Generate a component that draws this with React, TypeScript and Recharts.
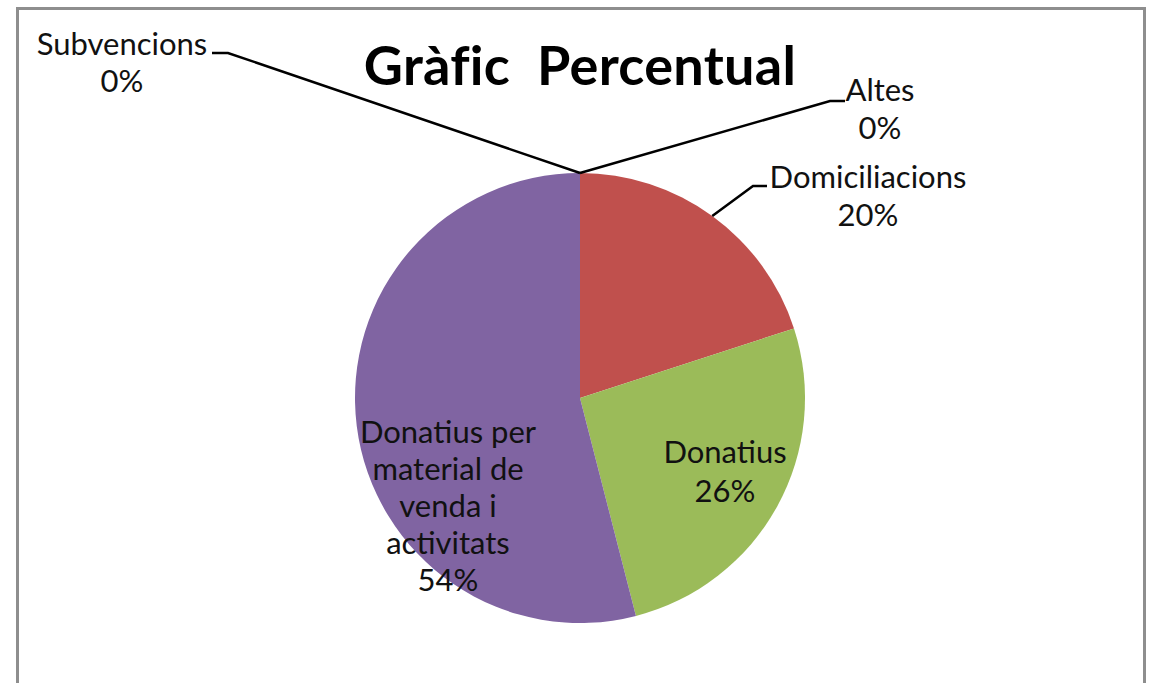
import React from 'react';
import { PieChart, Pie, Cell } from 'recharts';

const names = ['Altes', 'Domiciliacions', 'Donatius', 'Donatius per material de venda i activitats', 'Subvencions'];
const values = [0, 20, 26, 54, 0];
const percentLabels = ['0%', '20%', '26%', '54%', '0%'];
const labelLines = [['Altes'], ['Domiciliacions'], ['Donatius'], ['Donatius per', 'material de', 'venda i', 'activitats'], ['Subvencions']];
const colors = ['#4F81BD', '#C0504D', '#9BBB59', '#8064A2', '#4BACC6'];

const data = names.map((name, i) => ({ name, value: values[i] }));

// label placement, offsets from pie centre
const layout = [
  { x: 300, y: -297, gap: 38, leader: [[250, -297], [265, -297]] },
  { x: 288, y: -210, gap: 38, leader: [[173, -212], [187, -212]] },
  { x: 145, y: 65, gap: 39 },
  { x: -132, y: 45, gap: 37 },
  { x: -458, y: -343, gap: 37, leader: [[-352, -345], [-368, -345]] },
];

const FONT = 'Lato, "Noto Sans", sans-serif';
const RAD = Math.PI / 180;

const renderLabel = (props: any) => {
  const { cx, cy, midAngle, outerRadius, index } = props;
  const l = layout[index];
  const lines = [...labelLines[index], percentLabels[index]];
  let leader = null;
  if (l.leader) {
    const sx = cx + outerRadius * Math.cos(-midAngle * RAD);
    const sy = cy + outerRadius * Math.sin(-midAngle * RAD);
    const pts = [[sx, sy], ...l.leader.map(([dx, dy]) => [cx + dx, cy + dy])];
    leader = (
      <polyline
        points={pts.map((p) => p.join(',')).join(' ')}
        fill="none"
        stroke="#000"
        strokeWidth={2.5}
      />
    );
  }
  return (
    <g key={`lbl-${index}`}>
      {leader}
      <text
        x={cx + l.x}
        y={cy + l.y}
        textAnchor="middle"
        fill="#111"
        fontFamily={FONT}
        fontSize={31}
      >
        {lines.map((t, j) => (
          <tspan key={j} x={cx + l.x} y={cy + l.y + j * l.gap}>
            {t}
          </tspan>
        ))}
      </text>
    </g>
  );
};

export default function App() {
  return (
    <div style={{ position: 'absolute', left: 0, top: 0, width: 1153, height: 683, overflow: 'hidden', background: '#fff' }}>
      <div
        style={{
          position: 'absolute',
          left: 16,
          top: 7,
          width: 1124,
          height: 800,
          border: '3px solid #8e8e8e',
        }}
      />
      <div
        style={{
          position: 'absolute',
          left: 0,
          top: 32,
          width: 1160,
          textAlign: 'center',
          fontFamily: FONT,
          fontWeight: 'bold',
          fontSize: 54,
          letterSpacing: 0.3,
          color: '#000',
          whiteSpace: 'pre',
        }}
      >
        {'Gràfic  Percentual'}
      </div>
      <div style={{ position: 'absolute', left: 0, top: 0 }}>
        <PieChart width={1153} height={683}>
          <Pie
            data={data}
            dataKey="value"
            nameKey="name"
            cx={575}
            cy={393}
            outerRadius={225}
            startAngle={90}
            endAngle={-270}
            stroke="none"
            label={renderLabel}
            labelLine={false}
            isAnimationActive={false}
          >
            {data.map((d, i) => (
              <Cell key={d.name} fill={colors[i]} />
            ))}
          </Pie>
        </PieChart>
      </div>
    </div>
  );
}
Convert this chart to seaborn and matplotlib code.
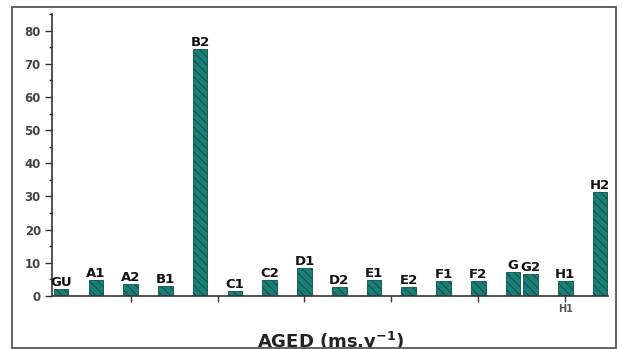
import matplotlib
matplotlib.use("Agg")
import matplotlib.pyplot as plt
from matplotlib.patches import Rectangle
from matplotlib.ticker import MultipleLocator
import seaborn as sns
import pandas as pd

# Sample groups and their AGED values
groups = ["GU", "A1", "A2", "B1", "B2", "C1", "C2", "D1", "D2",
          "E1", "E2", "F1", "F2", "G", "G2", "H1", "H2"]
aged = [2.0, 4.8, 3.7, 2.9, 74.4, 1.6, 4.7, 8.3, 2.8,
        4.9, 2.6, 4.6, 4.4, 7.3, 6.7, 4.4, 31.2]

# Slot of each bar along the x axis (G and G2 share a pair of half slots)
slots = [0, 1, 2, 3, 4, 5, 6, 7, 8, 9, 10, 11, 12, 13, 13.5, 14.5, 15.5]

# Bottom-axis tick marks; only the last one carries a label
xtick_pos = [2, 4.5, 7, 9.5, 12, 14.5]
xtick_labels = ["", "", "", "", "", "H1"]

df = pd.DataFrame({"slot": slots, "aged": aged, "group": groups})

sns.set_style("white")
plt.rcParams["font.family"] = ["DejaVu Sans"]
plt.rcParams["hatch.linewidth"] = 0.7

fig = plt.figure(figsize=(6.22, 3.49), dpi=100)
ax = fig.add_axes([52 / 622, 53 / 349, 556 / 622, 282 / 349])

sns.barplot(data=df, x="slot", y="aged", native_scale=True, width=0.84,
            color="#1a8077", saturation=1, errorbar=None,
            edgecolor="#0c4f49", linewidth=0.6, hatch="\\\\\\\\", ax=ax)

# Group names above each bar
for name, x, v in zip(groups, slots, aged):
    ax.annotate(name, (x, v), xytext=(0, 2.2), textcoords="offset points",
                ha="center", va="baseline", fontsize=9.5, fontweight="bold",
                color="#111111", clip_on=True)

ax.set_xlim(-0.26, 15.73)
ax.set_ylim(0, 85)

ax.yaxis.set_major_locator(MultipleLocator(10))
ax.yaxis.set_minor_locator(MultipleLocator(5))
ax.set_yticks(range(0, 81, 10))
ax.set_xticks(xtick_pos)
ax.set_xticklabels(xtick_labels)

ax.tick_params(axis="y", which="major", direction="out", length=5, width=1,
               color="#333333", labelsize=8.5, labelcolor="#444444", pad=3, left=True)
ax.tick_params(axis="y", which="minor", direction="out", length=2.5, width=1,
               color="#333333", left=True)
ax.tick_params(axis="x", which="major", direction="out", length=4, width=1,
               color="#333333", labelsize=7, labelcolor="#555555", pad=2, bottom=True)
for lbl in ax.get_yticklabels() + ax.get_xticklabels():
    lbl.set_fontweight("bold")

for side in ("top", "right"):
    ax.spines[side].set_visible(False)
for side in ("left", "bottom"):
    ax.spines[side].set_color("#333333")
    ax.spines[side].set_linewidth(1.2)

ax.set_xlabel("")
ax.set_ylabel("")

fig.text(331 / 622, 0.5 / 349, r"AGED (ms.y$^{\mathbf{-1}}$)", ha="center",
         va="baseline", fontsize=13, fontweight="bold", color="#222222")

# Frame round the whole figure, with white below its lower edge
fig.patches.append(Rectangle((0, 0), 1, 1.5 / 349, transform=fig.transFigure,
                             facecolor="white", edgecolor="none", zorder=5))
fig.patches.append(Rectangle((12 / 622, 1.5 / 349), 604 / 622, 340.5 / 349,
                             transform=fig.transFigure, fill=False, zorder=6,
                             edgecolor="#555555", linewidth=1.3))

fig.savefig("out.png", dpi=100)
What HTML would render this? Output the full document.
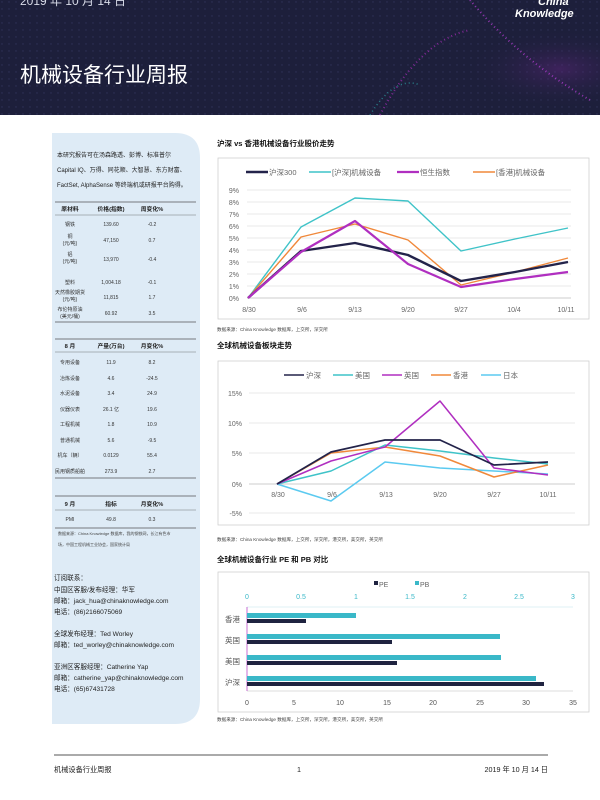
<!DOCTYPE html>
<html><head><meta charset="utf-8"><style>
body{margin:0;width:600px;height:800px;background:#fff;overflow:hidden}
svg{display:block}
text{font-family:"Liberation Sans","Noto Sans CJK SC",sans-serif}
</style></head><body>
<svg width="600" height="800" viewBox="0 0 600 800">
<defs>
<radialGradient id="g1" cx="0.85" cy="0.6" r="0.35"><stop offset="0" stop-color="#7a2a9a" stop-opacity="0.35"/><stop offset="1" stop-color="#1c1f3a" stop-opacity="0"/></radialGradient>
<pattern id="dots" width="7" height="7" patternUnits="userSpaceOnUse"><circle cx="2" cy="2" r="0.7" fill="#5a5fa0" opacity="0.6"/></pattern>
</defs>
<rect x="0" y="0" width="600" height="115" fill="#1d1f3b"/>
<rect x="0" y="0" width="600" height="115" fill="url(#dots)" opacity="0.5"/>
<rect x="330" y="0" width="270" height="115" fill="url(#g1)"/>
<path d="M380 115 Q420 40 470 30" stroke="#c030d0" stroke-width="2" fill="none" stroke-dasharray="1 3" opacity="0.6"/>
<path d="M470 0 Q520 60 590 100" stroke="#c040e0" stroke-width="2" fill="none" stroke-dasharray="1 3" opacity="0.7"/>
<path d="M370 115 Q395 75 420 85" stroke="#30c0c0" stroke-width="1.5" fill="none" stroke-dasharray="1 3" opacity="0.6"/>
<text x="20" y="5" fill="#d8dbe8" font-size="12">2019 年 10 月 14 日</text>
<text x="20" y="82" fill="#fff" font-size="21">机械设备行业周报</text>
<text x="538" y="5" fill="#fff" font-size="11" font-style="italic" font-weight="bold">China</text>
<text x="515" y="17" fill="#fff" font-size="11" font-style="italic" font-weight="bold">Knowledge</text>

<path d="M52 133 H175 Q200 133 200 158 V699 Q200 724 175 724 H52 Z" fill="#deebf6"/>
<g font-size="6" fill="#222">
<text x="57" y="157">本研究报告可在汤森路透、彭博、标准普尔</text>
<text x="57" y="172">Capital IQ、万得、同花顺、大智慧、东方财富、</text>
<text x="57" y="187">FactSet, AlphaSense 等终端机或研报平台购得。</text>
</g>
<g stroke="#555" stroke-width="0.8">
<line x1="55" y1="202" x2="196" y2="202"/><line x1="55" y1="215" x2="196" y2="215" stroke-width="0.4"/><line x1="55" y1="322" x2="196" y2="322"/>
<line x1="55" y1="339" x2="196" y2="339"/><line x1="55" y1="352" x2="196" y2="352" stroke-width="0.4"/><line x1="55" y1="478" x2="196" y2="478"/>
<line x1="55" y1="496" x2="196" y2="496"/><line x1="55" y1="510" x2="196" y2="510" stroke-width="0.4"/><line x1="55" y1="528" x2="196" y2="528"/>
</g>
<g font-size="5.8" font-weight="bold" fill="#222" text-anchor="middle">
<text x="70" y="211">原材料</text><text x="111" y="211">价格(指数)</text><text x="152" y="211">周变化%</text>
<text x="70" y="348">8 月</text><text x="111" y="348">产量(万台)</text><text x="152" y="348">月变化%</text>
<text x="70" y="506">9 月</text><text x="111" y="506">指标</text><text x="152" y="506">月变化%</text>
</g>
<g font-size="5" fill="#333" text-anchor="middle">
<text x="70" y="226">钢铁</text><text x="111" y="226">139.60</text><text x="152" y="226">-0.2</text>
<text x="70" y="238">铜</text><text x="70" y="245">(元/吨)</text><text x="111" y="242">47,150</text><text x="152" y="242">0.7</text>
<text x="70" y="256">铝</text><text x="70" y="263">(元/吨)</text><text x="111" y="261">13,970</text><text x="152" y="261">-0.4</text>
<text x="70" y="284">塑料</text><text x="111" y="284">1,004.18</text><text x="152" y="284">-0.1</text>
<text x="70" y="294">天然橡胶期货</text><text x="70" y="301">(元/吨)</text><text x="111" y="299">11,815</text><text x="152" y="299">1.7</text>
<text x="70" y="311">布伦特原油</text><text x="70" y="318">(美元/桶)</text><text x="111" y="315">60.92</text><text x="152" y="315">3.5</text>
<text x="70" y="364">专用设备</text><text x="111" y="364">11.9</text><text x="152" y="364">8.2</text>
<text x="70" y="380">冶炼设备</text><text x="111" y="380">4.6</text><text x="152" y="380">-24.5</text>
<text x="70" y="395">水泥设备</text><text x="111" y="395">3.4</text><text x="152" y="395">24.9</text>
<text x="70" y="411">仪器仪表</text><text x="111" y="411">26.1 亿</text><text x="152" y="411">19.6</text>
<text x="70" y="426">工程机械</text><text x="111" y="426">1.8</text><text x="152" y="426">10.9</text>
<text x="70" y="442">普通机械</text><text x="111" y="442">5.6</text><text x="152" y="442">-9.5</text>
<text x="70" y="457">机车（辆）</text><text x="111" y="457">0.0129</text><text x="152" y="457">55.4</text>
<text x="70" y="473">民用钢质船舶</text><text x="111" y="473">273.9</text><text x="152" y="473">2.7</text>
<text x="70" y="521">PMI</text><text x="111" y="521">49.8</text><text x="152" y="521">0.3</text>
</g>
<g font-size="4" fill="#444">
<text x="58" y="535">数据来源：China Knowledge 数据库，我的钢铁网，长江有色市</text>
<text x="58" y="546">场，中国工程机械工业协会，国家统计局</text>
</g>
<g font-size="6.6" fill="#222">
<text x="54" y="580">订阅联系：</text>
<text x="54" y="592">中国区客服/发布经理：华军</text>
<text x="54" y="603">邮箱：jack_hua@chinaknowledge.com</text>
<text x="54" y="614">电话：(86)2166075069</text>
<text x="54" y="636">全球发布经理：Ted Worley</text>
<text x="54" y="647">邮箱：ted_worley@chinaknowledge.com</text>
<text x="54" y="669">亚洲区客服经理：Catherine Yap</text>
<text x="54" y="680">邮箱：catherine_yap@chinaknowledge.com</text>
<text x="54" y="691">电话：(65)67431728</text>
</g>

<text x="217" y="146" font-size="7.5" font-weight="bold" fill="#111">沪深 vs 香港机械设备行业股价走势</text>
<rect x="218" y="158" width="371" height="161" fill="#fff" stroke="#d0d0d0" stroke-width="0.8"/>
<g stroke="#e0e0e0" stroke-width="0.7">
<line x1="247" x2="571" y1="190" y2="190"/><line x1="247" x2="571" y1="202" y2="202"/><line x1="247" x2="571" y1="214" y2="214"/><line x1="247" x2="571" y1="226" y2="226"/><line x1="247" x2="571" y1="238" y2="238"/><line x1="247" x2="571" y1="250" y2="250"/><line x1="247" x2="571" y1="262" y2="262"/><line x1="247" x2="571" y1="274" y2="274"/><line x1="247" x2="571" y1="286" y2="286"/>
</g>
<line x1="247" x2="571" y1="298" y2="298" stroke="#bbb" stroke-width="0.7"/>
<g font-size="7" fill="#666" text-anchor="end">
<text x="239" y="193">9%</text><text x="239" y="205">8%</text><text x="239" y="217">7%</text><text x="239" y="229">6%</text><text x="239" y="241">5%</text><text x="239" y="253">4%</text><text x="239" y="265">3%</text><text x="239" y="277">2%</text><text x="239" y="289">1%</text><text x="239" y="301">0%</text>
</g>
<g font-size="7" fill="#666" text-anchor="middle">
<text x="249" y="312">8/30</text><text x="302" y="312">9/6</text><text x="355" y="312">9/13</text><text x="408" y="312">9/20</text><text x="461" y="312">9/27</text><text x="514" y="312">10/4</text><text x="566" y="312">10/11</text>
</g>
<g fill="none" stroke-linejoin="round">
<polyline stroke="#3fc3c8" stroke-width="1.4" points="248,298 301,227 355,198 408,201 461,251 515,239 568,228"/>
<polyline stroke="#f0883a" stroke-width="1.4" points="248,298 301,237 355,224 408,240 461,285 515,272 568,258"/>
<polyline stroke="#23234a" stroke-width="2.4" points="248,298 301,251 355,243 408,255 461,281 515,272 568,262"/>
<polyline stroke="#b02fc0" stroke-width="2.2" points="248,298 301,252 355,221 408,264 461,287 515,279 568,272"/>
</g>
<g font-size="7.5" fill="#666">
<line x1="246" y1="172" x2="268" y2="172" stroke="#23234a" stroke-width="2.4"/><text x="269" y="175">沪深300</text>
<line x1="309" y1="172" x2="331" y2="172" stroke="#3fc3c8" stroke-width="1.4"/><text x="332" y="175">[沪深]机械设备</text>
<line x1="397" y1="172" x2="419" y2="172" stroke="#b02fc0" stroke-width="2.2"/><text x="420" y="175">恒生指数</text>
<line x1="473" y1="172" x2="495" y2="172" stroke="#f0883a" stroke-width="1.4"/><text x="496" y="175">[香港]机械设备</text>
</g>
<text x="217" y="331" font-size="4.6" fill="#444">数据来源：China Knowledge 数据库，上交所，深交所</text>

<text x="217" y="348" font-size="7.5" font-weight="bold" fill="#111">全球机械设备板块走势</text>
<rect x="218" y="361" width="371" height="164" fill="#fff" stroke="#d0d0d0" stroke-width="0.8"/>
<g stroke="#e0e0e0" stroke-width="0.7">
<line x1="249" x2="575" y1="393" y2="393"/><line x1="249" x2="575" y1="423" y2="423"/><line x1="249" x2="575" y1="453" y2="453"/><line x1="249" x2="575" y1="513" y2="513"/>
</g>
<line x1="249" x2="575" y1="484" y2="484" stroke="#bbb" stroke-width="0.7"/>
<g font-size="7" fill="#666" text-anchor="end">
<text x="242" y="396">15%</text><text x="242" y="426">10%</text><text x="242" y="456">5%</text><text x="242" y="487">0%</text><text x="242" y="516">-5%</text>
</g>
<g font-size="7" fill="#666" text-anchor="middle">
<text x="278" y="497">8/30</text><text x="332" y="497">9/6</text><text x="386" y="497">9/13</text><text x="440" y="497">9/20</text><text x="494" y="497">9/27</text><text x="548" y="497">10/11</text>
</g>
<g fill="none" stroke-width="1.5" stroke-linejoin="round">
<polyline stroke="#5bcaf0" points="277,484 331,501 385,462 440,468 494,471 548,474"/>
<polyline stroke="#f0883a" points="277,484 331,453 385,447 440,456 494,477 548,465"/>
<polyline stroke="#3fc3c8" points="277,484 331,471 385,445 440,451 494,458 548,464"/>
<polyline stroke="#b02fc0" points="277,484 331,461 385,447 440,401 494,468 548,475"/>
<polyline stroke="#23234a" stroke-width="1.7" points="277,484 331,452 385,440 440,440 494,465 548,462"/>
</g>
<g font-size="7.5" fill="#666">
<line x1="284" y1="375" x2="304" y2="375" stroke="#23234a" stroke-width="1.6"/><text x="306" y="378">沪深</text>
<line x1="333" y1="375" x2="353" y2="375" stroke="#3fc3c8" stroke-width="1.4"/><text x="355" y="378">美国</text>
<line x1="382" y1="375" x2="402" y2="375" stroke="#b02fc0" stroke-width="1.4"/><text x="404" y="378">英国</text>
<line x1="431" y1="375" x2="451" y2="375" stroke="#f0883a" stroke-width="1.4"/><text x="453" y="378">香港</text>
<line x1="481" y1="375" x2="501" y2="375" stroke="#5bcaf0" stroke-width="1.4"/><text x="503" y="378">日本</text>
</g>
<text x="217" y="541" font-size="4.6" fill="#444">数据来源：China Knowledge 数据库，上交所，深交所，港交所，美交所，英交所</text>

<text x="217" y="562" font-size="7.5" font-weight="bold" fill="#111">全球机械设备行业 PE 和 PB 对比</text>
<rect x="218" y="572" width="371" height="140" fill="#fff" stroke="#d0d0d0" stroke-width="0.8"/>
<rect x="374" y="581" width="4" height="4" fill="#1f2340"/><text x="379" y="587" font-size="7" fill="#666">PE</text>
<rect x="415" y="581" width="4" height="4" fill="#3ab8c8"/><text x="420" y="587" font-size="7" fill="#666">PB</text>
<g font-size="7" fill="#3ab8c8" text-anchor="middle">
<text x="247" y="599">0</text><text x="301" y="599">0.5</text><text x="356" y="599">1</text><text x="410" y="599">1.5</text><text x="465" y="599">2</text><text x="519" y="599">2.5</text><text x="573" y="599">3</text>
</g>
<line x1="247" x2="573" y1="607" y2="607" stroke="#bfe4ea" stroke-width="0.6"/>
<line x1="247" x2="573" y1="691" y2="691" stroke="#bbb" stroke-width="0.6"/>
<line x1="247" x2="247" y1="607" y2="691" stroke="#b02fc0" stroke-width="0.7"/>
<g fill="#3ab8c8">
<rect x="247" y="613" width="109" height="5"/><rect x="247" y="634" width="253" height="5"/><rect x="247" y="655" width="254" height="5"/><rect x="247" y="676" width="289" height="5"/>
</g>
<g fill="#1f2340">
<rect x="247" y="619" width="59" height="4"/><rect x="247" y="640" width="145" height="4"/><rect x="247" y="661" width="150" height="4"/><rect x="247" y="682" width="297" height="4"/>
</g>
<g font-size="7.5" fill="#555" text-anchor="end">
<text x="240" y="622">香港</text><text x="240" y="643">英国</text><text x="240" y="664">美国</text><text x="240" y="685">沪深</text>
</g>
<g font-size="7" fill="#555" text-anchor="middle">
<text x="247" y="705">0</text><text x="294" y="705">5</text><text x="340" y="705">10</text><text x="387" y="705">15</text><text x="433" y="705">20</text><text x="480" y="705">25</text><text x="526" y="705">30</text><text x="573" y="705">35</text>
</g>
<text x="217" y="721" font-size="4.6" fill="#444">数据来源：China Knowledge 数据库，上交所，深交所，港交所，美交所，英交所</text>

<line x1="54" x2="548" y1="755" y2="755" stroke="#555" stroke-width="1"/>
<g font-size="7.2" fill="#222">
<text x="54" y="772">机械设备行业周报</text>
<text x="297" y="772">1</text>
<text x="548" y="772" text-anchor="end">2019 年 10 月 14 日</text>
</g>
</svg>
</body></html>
__________
Would you reproduce the lines above, from the very first through the line containing "const RAD = Math.PI / 180;", exactly and without the pictures?

# Written response
Generate a component that draws this with React, TypeScript and Recharts.
import React from 'react';
import { PieChart, Pie, Cell } from 'recharts';

const names = ['Altes', 'Domiciliacions', 'Donatius', 'Donatius per material de venda i activitats', 'Subvencions'];
const values = [0, 20, 26, 54, 0];
const percentLabels = ['0%', '20%', '26%', '54%', '0%'];
const labelLines = [['Altes'], ['Domiciliacions'], ['Donatius'], ['Donatius per', 'material de', 'venda i', 'activitats'], ['Subvencions']];
const colors = ['#4F81BD', '#C0504D', '#9BBB59', '#8064A2', '#4BACC6'];

const data = names.map((name, i) => ({ name, value: values[i] }));

// label placement, offsets from pie centre
const layout = [
  { x: 300, y: -297, gap: 38, leader: [[250, -297], [265, -297]] },
  { x: 288, y: -210, gap: 38, leader: [[173, -212], [187, -212]] },
  { x: 145, y: 65, gap: 39 },
  { x: -132, y: 45, gap: 37 },
  { x: -458, y: -343, gap: 37, leader: [[-352, -345], [-368, -345]] },
];

const FONT = 'Lato, "Noto Sans", sans-serif';
const RAD = Math.PI / 180;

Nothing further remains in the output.